*Exercise prompt*: Count the lines below that contain the word "this", and reply with only that number.

*Raw data*:
..............................

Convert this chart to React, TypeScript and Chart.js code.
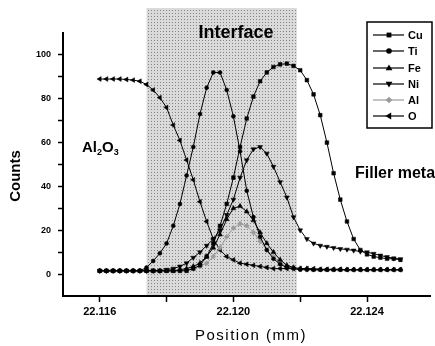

..............................

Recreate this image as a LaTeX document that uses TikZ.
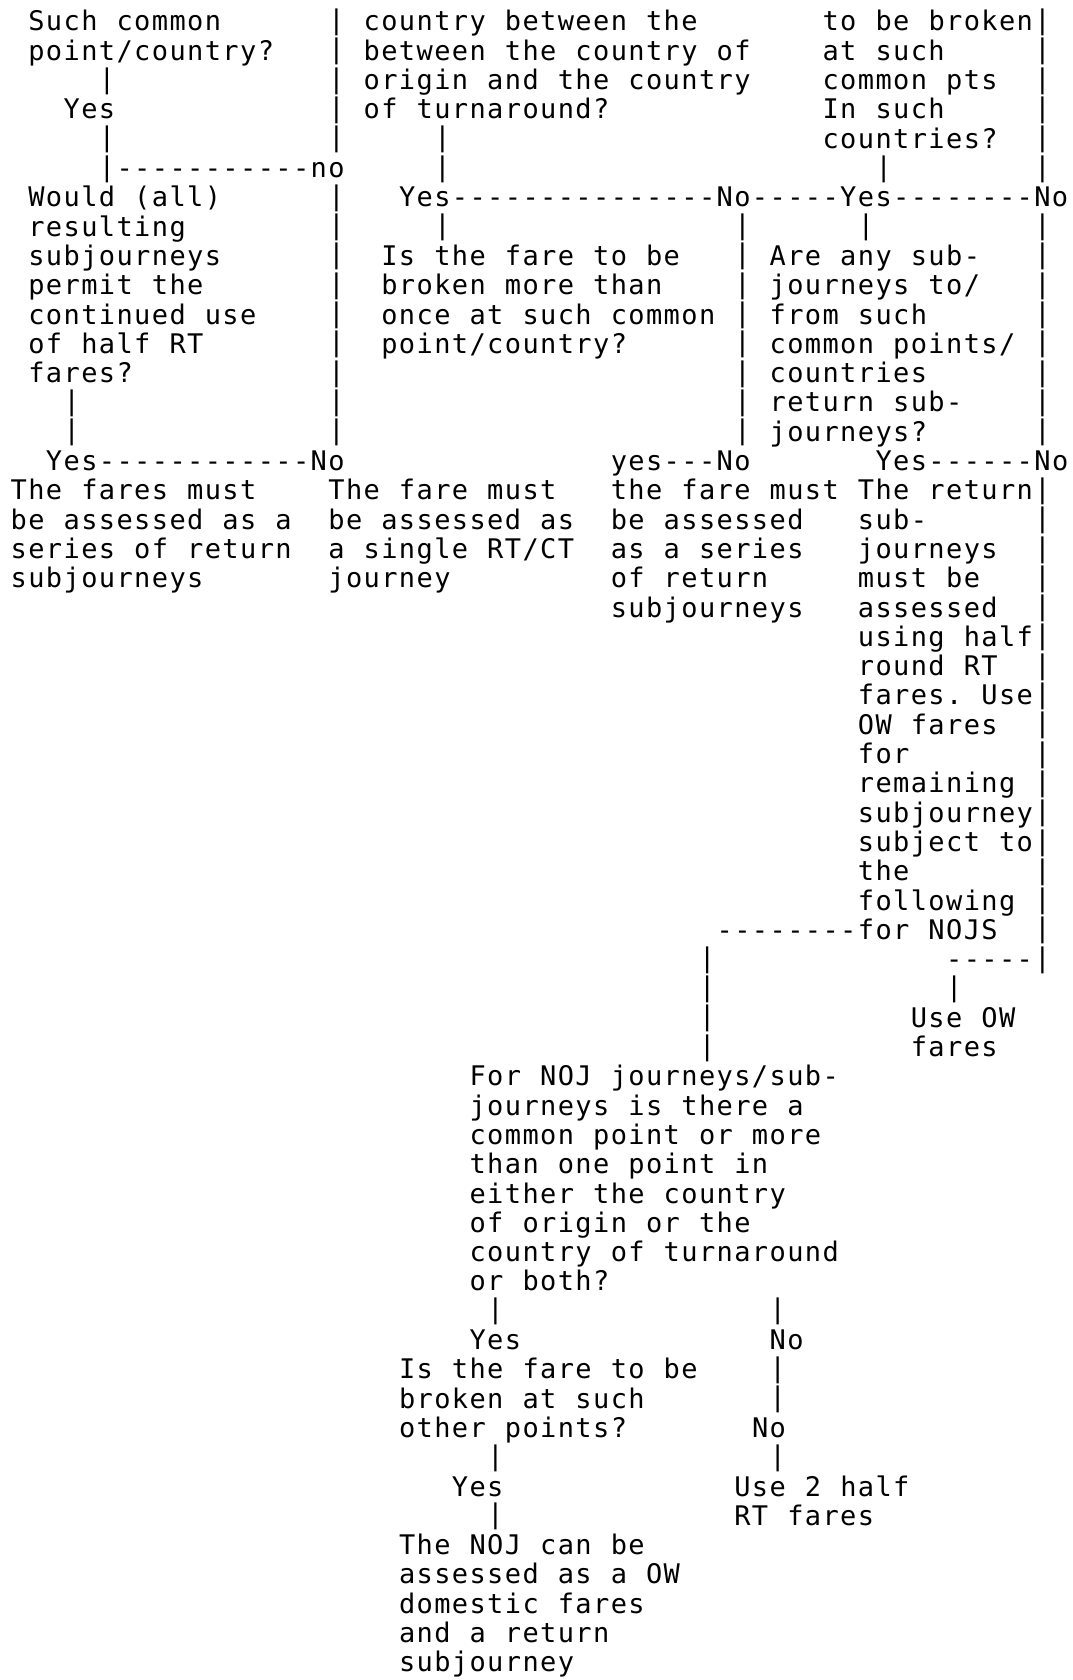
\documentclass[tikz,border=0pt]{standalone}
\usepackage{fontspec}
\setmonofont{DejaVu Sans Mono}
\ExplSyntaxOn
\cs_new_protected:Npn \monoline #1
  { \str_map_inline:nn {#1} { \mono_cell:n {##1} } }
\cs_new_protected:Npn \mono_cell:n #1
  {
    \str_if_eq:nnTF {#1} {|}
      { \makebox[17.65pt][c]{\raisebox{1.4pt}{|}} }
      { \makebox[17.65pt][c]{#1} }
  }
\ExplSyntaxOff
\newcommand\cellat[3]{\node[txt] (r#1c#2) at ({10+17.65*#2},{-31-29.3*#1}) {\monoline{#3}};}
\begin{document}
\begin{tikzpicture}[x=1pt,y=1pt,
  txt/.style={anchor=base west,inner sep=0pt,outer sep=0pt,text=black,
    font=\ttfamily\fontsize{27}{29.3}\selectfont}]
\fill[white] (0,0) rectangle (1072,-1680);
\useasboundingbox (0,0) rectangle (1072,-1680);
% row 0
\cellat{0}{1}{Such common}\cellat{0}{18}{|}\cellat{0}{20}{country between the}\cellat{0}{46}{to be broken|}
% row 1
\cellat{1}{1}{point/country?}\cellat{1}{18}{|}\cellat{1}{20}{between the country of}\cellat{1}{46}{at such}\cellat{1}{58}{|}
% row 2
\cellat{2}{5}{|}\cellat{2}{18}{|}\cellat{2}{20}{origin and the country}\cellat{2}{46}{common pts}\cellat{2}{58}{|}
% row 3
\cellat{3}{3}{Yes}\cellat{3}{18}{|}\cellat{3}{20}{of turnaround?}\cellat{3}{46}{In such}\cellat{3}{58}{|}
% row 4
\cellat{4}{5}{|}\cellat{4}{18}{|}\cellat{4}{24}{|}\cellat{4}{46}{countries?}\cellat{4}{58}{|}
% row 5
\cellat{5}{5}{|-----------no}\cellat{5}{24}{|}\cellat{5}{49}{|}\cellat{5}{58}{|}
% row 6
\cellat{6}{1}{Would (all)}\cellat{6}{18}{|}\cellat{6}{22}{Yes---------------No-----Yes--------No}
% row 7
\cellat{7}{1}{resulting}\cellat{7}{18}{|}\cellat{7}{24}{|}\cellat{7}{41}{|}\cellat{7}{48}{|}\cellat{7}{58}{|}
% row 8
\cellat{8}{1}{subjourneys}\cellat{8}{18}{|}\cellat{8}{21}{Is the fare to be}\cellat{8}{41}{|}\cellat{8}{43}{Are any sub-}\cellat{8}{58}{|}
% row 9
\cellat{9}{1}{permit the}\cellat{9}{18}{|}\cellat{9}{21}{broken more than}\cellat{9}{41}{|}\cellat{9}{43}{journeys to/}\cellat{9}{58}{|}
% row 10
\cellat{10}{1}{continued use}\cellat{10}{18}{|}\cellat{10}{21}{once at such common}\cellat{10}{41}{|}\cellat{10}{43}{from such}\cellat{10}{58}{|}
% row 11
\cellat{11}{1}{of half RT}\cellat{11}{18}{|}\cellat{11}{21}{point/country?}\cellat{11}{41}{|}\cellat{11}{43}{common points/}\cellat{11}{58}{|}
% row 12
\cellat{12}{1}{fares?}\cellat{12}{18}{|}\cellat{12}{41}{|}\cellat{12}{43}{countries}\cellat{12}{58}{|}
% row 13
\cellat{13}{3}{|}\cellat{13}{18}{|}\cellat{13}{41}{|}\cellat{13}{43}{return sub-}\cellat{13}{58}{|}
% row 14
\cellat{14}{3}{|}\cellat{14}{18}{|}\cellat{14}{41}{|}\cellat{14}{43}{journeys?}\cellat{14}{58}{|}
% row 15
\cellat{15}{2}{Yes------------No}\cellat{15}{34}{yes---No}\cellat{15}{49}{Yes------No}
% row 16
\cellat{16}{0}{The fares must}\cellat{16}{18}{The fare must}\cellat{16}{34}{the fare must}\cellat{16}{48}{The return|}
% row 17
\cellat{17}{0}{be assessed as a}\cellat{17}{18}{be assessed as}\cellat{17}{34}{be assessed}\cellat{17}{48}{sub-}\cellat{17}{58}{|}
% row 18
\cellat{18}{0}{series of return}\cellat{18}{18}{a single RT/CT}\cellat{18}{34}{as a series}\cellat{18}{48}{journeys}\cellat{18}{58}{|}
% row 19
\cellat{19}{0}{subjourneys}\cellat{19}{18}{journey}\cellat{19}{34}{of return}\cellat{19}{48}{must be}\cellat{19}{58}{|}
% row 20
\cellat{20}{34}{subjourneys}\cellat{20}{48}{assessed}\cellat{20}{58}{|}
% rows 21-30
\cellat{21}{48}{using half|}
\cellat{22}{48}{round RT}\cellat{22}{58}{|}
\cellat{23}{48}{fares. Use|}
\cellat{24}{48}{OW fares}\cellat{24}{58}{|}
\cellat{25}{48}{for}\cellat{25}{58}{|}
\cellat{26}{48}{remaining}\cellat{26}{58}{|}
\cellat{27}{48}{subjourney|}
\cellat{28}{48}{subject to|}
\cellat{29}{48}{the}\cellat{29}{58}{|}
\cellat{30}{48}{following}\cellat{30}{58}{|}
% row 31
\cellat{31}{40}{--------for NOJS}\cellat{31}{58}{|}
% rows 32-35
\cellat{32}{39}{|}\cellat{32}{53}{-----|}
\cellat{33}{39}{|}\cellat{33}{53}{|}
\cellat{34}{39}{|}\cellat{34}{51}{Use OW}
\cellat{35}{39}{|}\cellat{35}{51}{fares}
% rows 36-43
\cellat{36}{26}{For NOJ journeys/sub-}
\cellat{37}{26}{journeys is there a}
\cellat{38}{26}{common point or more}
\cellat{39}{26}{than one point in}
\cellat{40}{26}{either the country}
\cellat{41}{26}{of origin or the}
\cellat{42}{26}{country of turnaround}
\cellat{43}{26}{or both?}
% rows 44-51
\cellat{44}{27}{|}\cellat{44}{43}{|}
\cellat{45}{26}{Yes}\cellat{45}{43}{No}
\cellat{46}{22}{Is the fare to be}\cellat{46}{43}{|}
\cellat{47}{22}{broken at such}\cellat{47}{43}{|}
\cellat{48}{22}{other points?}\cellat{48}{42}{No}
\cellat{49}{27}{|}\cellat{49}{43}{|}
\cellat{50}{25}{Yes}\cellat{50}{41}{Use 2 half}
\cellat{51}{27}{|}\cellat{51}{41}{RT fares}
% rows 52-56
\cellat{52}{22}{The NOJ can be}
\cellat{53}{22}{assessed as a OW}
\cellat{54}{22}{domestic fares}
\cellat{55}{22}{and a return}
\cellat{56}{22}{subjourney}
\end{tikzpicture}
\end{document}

..............................

*Answer below*: 2